▶ To be done: Check every line of the entries for "diagram", and copy the lines that hold it.

▶ Records provided:
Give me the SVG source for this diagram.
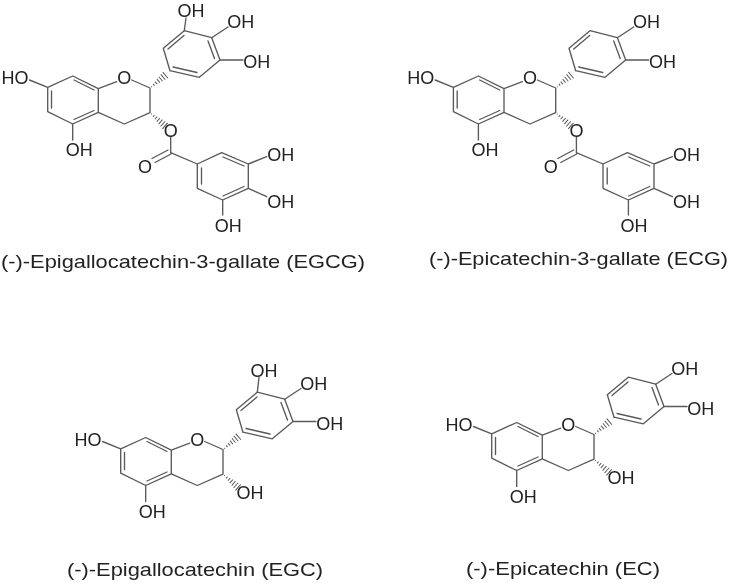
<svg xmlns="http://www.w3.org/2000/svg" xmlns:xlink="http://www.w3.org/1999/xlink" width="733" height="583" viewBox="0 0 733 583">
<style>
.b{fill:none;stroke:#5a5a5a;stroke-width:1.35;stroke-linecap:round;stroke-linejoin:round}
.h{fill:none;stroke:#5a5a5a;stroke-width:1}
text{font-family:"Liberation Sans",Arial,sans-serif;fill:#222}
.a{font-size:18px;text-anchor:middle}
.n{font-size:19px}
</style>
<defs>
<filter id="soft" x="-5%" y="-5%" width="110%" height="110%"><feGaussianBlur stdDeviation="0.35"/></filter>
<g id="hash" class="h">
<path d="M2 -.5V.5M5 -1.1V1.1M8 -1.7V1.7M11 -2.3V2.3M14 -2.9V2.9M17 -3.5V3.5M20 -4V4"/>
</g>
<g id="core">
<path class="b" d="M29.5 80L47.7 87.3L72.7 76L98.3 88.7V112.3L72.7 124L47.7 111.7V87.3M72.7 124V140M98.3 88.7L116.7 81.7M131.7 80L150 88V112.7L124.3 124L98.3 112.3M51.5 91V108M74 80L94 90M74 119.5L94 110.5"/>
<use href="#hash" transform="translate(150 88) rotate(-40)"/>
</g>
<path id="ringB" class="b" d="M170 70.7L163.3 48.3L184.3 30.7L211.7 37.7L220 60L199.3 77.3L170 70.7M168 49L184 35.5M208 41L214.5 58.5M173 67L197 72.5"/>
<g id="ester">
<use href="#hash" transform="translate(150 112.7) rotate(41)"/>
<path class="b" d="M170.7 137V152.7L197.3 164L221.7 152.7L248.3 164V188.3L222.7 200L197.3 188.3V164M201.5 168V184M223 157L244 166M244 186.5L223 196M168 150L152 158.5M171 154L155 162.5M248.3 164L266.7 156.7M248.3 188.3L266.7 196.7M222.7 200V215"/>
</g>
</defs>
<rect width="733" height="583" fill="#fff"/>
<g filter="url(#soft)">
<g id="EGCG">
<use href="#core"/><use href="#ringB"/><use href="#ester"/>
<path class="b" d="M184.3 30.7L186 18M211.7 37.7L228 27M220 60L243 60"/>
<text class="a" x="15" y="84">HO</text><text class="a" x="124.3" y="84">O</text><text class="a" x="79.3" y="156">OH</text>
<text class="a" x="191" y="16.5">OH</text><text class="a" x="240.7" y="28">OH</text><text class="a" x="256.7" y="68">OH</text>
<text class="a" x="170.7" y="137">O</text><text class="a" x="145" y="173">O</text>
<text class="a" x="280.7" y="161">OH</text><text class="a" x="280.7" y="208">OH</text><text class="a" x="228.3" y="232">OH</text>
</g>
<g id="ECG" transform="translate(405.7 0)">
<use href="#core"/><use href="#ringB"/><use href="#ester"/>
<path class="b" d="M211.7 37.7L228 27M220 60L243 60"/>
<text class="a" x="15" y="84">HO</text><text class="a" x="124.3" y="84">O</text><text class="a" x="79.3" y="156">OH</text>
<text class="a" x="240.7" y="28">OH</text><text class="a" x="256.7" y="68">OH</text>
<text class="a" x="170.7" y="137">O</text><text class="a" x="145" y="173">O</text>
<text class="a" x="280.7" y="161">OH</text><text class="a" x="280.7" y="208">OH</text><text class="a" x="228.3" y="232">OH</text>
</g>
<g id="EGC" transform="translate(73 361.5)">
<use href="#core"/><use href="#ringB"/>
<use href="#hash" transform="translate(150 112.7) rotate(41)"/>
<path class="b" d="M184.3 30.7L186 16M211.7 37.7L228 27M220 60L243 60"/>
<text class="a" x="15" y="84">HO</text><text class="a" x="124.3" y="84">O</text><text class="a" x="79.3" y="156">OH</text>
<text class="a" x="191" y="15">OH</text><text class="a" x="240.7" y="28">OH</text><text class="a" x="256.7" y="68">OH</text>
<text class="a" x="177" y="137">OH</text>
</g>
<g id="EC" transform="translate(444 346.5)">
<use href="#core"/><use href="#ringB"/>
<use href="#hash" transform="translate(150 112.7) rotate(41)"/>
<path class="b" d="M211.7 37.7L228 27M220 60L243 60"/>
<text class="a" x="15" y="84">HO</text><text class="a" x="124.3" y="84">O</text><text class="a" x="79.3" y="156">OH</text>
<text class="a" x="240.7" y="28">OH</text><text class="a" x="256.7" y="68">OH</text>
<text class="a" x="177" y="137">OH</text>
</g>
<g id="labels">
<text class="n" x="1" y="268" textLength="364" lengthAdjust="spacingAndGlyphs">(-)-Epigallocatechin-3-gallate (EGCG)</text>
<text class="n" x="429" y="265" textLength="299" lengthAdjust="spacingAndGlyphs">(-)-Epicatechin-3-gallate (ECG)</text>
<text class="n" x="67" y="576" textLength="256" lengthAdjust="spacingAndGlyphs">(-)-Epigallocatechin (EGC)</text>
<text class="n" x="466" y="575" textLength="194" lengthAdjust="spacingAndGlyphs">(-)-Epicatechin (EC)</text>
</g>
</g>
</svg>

...

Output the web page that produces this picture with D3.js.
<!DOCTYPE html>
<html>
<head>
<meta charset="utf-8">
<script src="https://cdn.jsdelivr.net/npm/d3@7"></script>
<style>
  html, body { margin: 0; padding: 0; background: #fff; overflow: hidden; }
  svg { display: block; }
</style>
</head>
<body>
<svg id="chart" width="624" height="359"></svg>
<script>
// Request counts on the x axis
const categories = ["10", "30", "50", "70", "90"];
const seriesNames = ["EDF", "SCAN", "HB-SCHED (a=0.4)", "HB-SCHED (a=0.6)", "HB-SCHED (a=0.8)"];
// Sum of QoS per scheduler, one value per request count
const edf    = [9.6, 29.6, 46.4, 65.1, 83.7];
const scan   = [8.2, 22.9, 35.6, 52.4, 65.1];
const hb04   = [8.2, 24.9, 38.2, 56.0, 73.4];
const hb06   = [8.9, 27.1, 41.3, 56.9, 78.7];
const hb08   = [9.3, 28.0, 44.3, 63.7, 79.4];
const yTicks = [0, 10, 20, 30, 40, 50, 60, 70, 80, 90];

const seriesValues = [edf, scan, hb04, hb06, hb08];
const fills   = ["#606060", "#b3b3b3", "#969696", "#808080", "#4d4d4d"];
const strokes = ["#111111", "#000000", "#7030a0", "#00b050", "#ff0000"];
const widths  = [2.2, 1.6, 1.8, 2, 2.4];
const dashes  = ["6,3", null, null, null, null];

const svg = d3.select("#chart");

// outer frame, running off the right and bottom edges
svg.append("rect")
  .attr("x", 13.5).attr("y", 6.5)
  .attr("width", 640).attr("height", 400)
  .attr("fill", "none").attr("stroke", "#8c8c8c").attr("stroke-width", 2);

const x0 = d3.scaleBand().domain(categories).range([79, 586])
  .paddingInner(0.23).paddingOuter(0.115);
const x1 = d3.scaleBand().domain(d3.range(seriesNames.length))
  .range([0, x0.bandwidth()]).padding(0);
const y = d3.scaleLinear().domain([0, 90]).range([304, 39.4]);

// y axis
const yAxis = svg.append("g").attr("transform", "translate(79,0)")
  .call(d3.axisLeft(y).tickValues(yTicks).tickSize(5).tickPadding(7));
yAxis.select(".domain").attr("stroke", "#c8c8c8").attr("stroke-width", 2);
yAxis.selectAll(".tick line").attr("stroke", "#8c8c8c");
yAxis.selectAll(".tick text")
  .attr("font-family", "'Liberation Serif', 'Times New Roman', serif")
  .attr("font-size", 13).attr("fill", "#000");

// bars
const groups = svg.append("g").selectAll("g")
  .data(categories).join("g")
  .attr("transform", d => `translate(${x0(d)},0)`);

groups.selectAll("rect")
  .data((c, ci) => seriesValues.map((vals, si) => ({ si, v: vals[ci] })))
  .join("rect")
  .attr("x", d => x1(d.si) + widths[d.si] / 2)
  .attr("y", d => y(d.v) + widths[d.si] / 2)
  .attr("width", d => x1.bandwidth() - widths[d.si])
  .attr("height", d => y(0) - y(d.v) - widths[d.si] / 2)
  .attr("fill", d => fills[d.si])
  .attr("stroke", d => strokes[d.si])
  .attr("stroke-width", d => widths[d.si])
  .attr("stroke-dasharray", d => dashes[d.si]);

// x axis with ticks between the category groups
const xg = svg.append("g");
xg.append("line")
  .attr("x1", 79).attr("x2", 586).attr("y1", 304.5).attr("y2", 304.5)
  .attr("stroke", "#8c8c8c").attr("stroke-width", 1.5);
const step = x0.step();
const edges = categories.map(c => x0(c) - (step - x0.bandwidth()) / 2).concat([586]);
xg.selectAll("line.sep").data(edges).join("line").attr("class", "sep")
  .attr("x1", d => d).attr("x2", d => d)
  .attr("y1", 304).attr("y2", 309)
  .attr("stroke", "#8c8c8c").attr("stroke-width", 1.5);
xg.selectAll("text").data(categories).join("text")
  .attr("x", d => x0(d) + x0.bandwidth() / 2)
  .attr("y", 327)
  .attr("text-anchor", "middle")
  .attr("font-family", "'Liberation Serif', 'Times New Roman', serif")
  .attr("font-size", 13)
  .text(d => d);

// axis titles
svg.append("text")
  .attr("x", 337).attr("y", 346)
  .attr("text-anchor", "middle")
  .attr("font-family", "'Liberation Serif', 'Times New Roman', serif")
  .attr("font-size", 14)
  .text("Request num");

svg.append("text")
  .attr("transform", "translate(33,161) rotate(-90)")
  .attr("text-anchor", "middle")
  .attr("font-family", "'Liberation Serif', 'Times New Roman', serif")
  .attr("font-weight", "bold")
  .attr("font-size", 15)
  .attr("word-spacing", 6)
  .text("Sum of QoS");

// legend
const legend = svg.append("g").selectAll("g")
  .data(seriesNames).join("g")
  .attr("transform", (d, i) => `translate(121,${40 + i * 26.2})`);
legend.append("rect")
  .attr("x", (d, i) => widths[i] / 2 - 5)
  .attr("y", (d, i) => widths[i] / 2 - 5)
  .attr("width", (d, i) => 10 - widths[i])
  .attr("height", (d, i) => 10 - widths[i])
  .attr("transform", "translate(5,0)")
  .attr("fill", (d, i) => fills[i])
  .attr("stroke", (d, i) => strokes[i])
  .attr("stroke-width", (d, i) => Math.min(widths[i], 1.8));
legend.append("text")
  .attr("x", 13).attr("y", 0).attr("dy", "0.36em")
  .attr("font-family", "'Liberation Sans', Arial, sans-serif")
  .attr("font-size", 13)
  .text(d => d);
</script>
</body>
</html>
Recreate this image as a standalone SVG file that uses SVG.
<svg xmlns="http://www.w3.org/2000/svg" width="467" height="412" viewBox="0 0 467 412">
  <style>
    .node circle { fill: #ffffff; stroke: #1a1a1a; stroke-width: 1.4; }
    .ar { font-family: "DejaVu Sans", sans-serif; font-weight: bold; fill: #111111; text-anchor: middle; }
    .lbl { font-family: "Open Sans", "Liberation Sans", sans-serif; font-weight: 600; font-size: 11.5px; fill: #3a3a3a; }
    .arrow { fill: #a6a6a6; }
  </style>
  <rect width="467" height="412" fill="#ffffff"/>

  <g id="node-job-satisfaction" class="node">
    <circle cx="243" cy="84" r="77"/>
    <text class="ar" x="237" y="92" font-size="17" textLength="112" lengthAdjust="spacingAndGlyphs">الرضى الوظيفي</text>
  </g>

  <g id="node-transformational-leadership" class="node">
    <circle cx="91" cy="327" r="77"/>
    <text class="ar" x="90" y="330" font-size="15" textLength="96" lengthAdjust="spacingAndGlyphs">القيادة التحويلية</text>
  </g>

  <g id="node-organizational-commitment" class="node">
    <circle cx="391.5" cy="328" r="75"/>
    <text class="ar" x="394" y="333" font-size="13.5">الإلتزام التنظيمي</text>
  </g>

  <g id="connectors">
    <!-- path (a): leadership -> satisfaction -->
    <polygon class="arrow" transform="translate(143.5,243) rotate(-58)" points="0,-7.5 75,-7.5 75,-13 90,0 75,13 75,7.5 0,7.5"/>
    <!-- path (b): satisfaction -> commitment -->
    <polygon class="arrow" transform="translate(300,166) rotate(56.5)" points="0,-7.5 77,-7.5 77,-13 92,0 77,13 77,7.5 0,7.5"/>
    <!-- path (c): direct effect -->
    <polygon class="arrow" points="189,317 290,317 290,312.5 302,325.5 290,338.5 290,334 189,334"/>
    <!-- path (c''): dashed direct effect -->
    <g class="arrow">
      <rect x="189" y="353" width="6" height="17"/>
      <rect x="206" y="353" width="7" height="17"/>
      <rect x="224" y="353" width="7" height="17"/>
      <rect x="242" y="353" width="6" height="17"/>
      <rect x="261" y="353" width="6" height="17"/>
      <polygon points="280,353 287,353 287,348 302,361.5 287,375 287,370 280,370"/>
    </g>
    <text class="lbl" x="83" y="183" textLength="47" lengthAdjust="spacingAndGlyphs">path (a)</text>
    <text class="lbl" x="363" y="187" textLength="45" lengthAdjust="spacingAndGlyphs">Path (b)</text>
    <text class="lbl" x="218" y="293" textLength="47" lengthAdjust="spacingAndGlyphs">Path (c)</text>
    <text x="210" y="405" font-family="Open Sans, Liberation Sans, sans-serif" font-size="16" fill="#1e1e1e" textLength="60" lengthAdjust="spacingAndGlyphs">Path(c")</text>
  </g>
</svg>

...

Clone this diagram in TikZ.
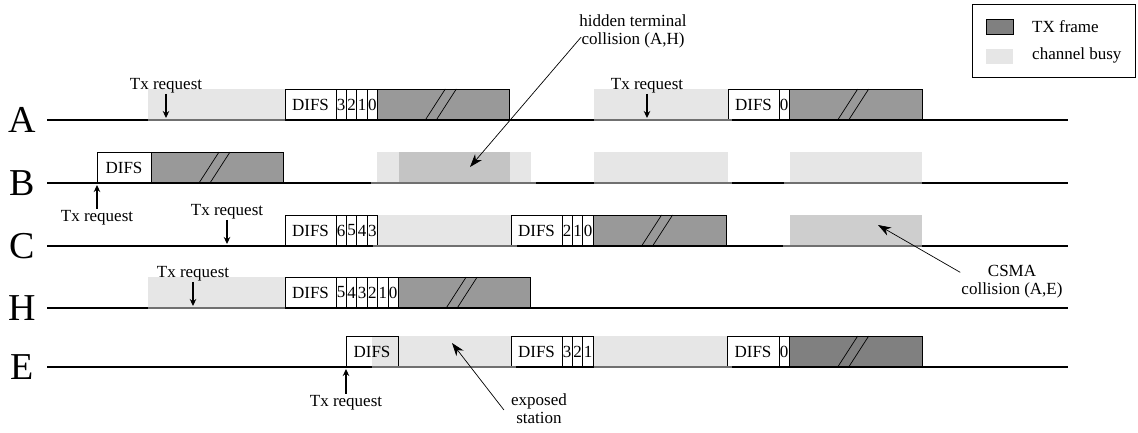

▶ Written answer:
Give me the SVG source for this diagram.
Clone this diagram in TikZ.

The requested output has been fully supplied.